Given task: Set down all of the entries word for word, omitting the images they contain.

[Recorded data]
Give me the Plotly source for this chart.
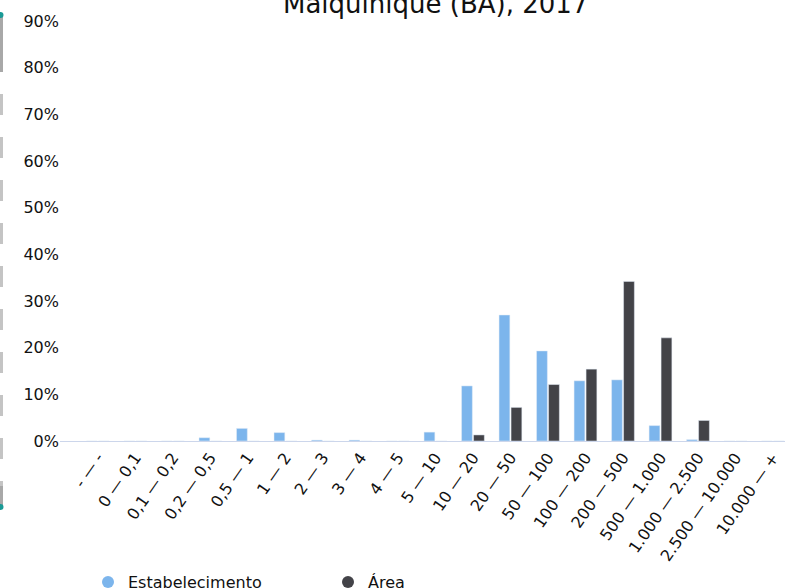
import plotly.graph_objects as go

categories = ["- — -", "0 — 0,1", "0,1 — 0,2", "0,2 — 0,5", "0,5 — 1", "1 — 2", "2 — 3",
              "3 — 4", "4 — 5", "5 — 10", "10 — 20", "20 — 50", "50 — 100", "100 — 200",
              "200 — 500", "500 — 1.000", "1.000 — 2.500", "2.500 — 10.000", "10.000 — +"]
estabelecimento = [0, 0, 0, 0.7, 2.7, 1.8, 0.2, 0.2, 0, 1.9, 11.8, 27.0, 19.3, 12.9, 13.1, 3.3, 0.3, 0, 0]
area = [0, 0, 0, 0, 0, 0, 0, 0, 0, 0, 1.3, 7.2, 12.1, 15.4, 34.2, 22.1, 4.4, 0, 0]
series_names = ["Estabelecimento", "Área"]
series_colors = ["#7cb5ec", "#434348"]
y_ticks = [0, 10, 20, 30, 40, 50, 60, 70, 80, 90]
y_tick_labels = ["0%", "10%", "20%", "30%", "40%", "50%", "60%", "70%", "80%", "90%"]
title_text = "Malquinique (BA), 2017"

FONT = "DejaVu Sans"
W, H = 785, 588
L, T, B = 60, 21, 441
PW = W - L
PH = B - T

fig = go.Figure()
for name, vals, col in zip(series_names, [estabelecimento, area], series_colors):
    fig.add_trace(go.Bar(x=categories, y=vals, name=name, marker_color=col,
                         showlegend=False, hoverinfo="x+y"))
for name, col in zip(series_names, series_colors):
    fig.add_trace(go.Scatter(x=[None], y=[None], mode="markers", name=name,
                             marker=dict(symbol="circle", size=13, color=col)))

def px_x(p):
    return (p - L) / PW

def px_y(p):
    return (B - p) / PH

# left decoration (dashed rail with teal end dots)
shapes = [
    dict(type="line", xref="paper", yref="paper", x0=px_x(1.5), x1=px_x(1.5),
         y0=px_y(15), y1=px_y(72), line=dict(color="#a8a8a8", width=3)),
    dict(type="line", xref="paper", yref="paper", x0=px_x(1.5), x1=px_x(1.5),
         y0=px_y(94), y1=px_y(486), line=dict(color="#c4c4c4", width=3, dash="21px,22px")),
    dict(type="line", xref="paper", yref="paper", x0=px_x(1.5), x1=px_x(1.5),
         y0=px_y(486), y1=px_y(506), line=dict(color="#a8a8a8", width=3)),
    dict(type="circle", xref="paper", yref="paper", x0=px_x(-2.5), x1=px_x(3.5),
         y0=px_y(12), y1=px_y(18), fillcolor="#1a9a96", line=dict(width=0)),
    dict(type="circle", xref="paper", yref="paper", x0=px_x(-2.5), x1=px_x(3.5),
         y0=px_y(504), y1=px_y(510), fillcolor="#1a9a96", line=dict(width=0)),
]

annotations = [
    dict(text=title_text, xref="paper", yref="paper", x=px_x(435), y=px_y(4),
         xanchor="center", yanchor="middle", showarrow=False,
         font=dict(family=FONT, size=26, color="#111111")),
]

fig.update_layout(
    width=W, height=H,
    margin=dict(l=L, r=0, t=T, b=H - B, pad=0, autoexpand=False),
    paper_bgcolor="white", plot_bgcolor="white",
    font=dict(family=FONT, size=16, color="#111111"),
    barmode="group", bargap=0.36, bargroupgap=0.1,
    showlegend=True,
    legend=dict(orientation="h", x=px_x(88), xanchor="left", y=px_y(565), yanchor="top",
                font=dict(family=FONT, size=16, color="#111111"),
                entrywidth=195, entrywidthmode="pixels", itemsizing="constant",
                bgcolor="rgba(0,0,0,0)"),
    shapes=shapes,
    annotations=annotations,
)
fig.update_xaxes(type="category", range=[-1.01, 18.32], tickangle=-55, automargin=False,
                 showline=True, linecolor="#ccd6eb", linewidth=1,
                 showgrid=False, ticks="", zeroline=False,
                 tickfont=dict(family=FONT, size=16, color="#111111"))
fig.update_yaxes(range=[0, 90], tickmode="array", tickvals=y_ticks, ticktext=y_tick_labels,
                 automargin=False,
                 showgrid=False, zeroline=False, showline=False, ticks="",
                 tickfont=dict(family=FONT, size=16, color="#111111"))

fig.write_html("out.html", config={"displayModeBar": False},
               post_script="document.body.style.margin='0px';")
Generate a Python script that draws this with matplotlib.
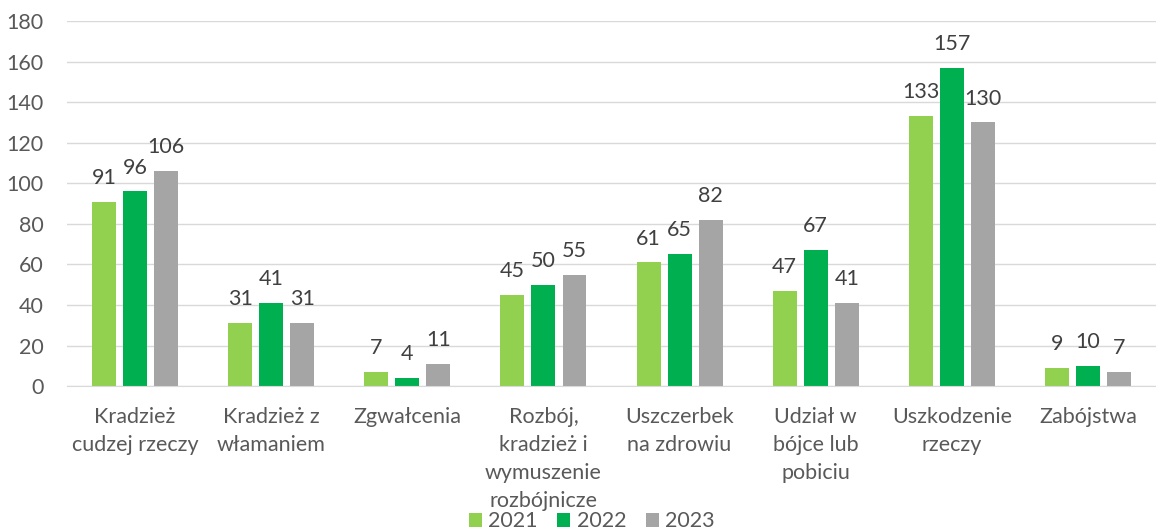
import numpy as np
import matplotlib.pyplot as plt

plt.rcParams['font.family'] = ['Lato', 'DejaVu Sans']

# Categories and values per year
categories = ['Kradzież\ncudzej rzeczy', 'Kradzież z\nwłamaniem', 'Zgwałcenia',
              'Rozbój,\nkradzież i\nwymuszenie\nrozbójnicze', 'Uszczerbek\nna zdrowiu',
              'Udział w\nbójce lub\npobiciu', 'Uszkodzenie\nrzeczy', 'Zabójstwa']
years = ['2021', '2022', '2023']
v2021 = [91, 31, 7, 45, 61, 47, 133, 9]
v2022 = [96, 41, 4, 50, 65, 67, 157, 10]
v2023 = [106, 31, 11, 55, 82, 41, 130, 7]
colors = ['#92D050', '#00B050', '#A5A5A5']

fig = plt.figure(figsize=(11.56, 5.32), dpi=100)
ax = fig.add_axes([0.058, 0.274, 0.942, 0.6865])

x = np.arange(len(categories))
width = 0.176
step = 0.228
for i, (vals, yr) in enumerate(zip([v2021, v2022, v2023], years)):
    bars = ax.bar(x + (i - 1) * step, vals, width, color=colors[i], label=yr, zorder=2)
    for b, v in zip(bars, vals):
        ax.annotate(str(v), (b.get_x() + b.get_width() / 2, v), xytext=(0, 10),
                    textcoords='offset points', ha='center', va='bottom',
                    fontsize=15.5, color='#404040')

ax.set_ylim(0, 180)
ax.set_xlim(-0.5, len(categories) - 0.5)
ax.set_yticks(range(0, 181, 20))
ax.set_xticks(x)
ax.set_xticklabels(categories, linespacing=1.5)
ax.tick_params(axis='both', length=0, labelsize=15.5, labelcolor='#595959')
ax.tick_params(axis='x', pad=15)
ax.tick_params(axis='y', pad=17)
ax.yaxis.grid(True, color='#D9D9D9', linewidth=1, zorder=0)
for s in ['top', 'right', 'left']:
    ax.spines[s].set_visible(False)
ax.spines['bottom'].set_color('#D9D9D9')

fig.legend(loc='center', bbox_to_anchor=(0.512, 0.02), ncol=3, frameon=False,
           fontsize=15.5, labelcolor='#595959', handlelength=0.6, handleheight=0.6,
           columnspacing=0.9, handletextpad=0.3)

fig.savefig('out.png', dpi=100)
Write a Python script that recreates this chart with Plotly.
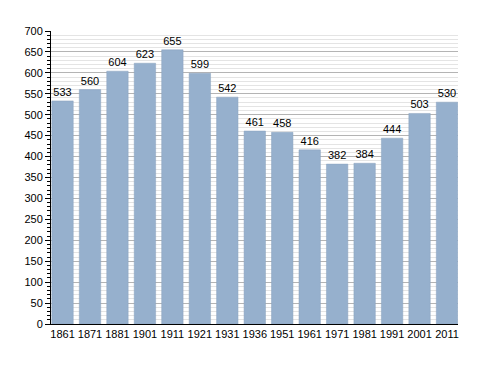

Expected answer:
Give me the Plotly source for this chart.
import plotly.graph_objects as go

categories = ["- — -", "0 — 0,1", "0,1 — 0,2", "0,2 — 0,5", "0,5 — 1", "1 — 2", "2 — 3",
              "3 — 4", "4 — 5", "5 — 10", "10 — 20", "20 — 50", "50 — 100", "100 — 200",
              "200 — 500", "500 — 1.000", "1.000 — 2.500", "2.500 — 10.000", "10.000 — +"]
estabelecimento = [0, 0, 0, 0.7, 2.7, 1.8, 0.2, 0.2, 0, 1.9, 11.8, 27.0, 19.3, 12.9, 13.1, 3.3, 0.3, 0, 0]
area = [0, 0, 0, 0, 0, 0, 0, 0, 0, 0, 1.3, 7.2, 12.1, 15.4, 34.2, 22.1, 4.4, 0, 0]
series_names = ["Estabelecimento", "Área"]
series_colors = ["#7cb5ec", "#434348"]
y_ticks = [0, 10, 20, 30, 40, 50, 60, 70, 80, 90]
y_tick_labels = ["0%", "10%", "20%", "30%", "40%", "50%", "60%", "70%", "80%", "90%"]
title_text = "Malquinique (BA), 2017"

FONT = "DejaVu Sans"
W, H = 785, 588
L, T, B = 60, 21, 441
PW = W - L
PH = B - T

fig = go.Figure()
for name, vals, col in zip(series_names, [estabelecimento, area], series_colors):
    fig.add_trace(go.Bar(x=categories, y=vals, name=name, marker_color=col,
                         showlegend=False, hoverinfo="x+y"))
for name, col in zip(series_names, series_colors):
    fig.add_trace(go.Scatter(x=[None], y=[None], mode="markers", name=name,
                             marker=dict(symbol="circle", size=13, color=col)))

def px_x(p):
    return (p - L) / PW

def px_y(p):
    return (B - p) / PH

# left decoration (dashed rail with teal end dots)
shapes = [
    dict(type="line", xref="paper", yref="paper", x0=px_x(1.5), x1=px_x(1.5),
         y0=px_y(15), y1=px_y(72), line=dict(color="#a8a8a8", width=3)),
    dict(type="line", xref="paper", yref="paper", x0=px_x(1.5), x1=px_x(1.5),
         y0=px_y(94), y1=px_y(486), line=dict(color="#c4c4c4", width=3, dash="21px,22px")),
    dict(type="line", xref="paper", yref="paper", x0=px_x(1.5), x1=px_x(1.5),
         y0=px_y(486), y1=px_y(506), line=dict(color="#a8a8a8", width=3)),
    dict(type="circle", xref="paper", yref="paper", x0=px_x(-2.5), x1=px_x(3.5),
         y0=px_y(12), y1=px_y(18), fillcolor="#1a9a96", line=dict(width=0)),
    dict(type="circle", xref="paper", yref="paper", x0=px_x(-2.5), x1=px_x(3.5),
         y0=px_y(504), y1=px_y(510), fillcolor="#1a9a96", line=dict(width=0)),
]

annotations = [
    dict(text=title_text, xref="paper", yref="paper", x=px_x(435), y=px_y(4),
         xanchor="center", yanchor="middle", showarrow=False,
         font=dict(family=FONT, size=26, color="#111111")),
]

fig.update_layout(
    width=W, height=H,
    margin=dict(l=L, r=0, t=T, b=H - B, pad=0, autoexpand=False),
    paper_bgcolor="white", plot_bgcolor="white",
    font=dict(family=FONT, size=16, color="#111111"),
    barmode="group", bargap=0.36, bargroupgap=0.1,
    showlegend=True,
    legend=dict(orientation="h", x=px_x(88), xanchor="left", y=px_y(565), yanchor="top",
                font=dict(family=FONT, size=16, color="#111111"),
                entrywidth=195, entrywidthmode="pixels", itemsizing="constant",
                bgcolor="rgba(0,0,0,0)"),
    shapes=shapes,
    annotations=annotations,
)
fig.update_xaxes(type="category", range=[-1.01, 18.32], tickangle=-55, automargin=False,
                 showline=True, linecolor="#ccd6eb", linewidth=1,
                 showgrid=False, ticks="", zeroline=False,
                 tickfont=dict(family=FONT, size=16, color="#111111"))
fig.update_yaxes(range=[0, 90], tickmode="array", tickvals=y_ticks, ticktext=y_tick_labels,
                 automargin=False,
                 showgrid=False, zeroline=False, showline=False, ticks="",
                 tickfont=dict(family=FONT, size=16, color="#111111"))

fig.write_html("out.html", config={"displayModeBar": False},
               post_script="document.body.style.margin='0px';")
Generate a Python script that draws this with matplotlib.
import numpy as np
import matplotlib.pyplot as plt

plt.rcParams['font.family'] = ['Lato', 'DejaVu Sans']

# Categories and values per year
categories = ['Kradzież\ncudzej rzeczy', 'Kradzież z\nwłamaniem', 'Zgwałcenia',
              'Rozbój,\nkradzież i\nwymuszenie\nrozbójnicze', 'Uszczerbek\nna zdrowiu',
              'Udział w\nbójce lub\npobiciu', 'Uszkodzenie\nrzeczy', 'Zabójstwa']
years = ['2021', '2022', '2023']
v2021 = [91, 31, 7, 45, 61, 47, 133, 9]
v2022 = [96, 41, 4, 50, 65, 67, 157, 10]
v2023 = [106, 31, 11, 55, 82, 41, 130, 7]
colors = ['#92D050', '#00B050', '#A5A5A5']

fig = plt.figure(figsize=(11.56, 5.32), dpi=100)
ax = fig.add_axes([0.058, 0.274, 0.942, 0.6865])

x = np.arange(len(categories))
width = 0.176
step = 0.228
for i, (vals, yr) in enumerate(zip([v2021, v2022, v2023], years)):
    bars = ax.bar(x + (i - 1) * step, vals, width, color=colors[i], label=yr, zorder=2)
    for b, v in zip(bars, vals):
        ax.annotate(str(v), (b.get_x() + b.get_width() / 2, v), xytext=(0, 10),
                    textcoords='offset points', ha='center', va='bottom',
                    fontsize=15.5, color='#404040')

ax.set_ylim(0, 180)
ax.set_xlim(-0.5, len(categories) - 0.5)
ax.set_yticks(range(0, 181, 20))
ax.set_xticks(x)
ax.set_xticklabels(categories, linespacing=1.5)
ax.tick_params(axis='both', length=0, labelsize=15.5, labelcolor='#595959')
ax.tick_params(axis='x', pad=15)
ax.tick_params(axis='y', pad=17)
ax.yaxis.grid(True, color='#D9D9D9', linewidth=1, zorder=0)
for s in ['top', 'right', 'left']:
    ax.spines[s].set_visible(False)
ax.spines['bottom'].set_color('#D9D9D9')

fig.legend(loc='center', bbox_to_anchor=(0.512, 0.02), ncol=3, frameon=False,
           fontsize=15.5, labelcolor='#595959', handlelength=0.6, handleheight=0.6,
           columnspacing=0.9, handletextpad=0.3)

fig.savefig('out.png', dpi=100)
Write a Python script that recreates this chart with Plotly.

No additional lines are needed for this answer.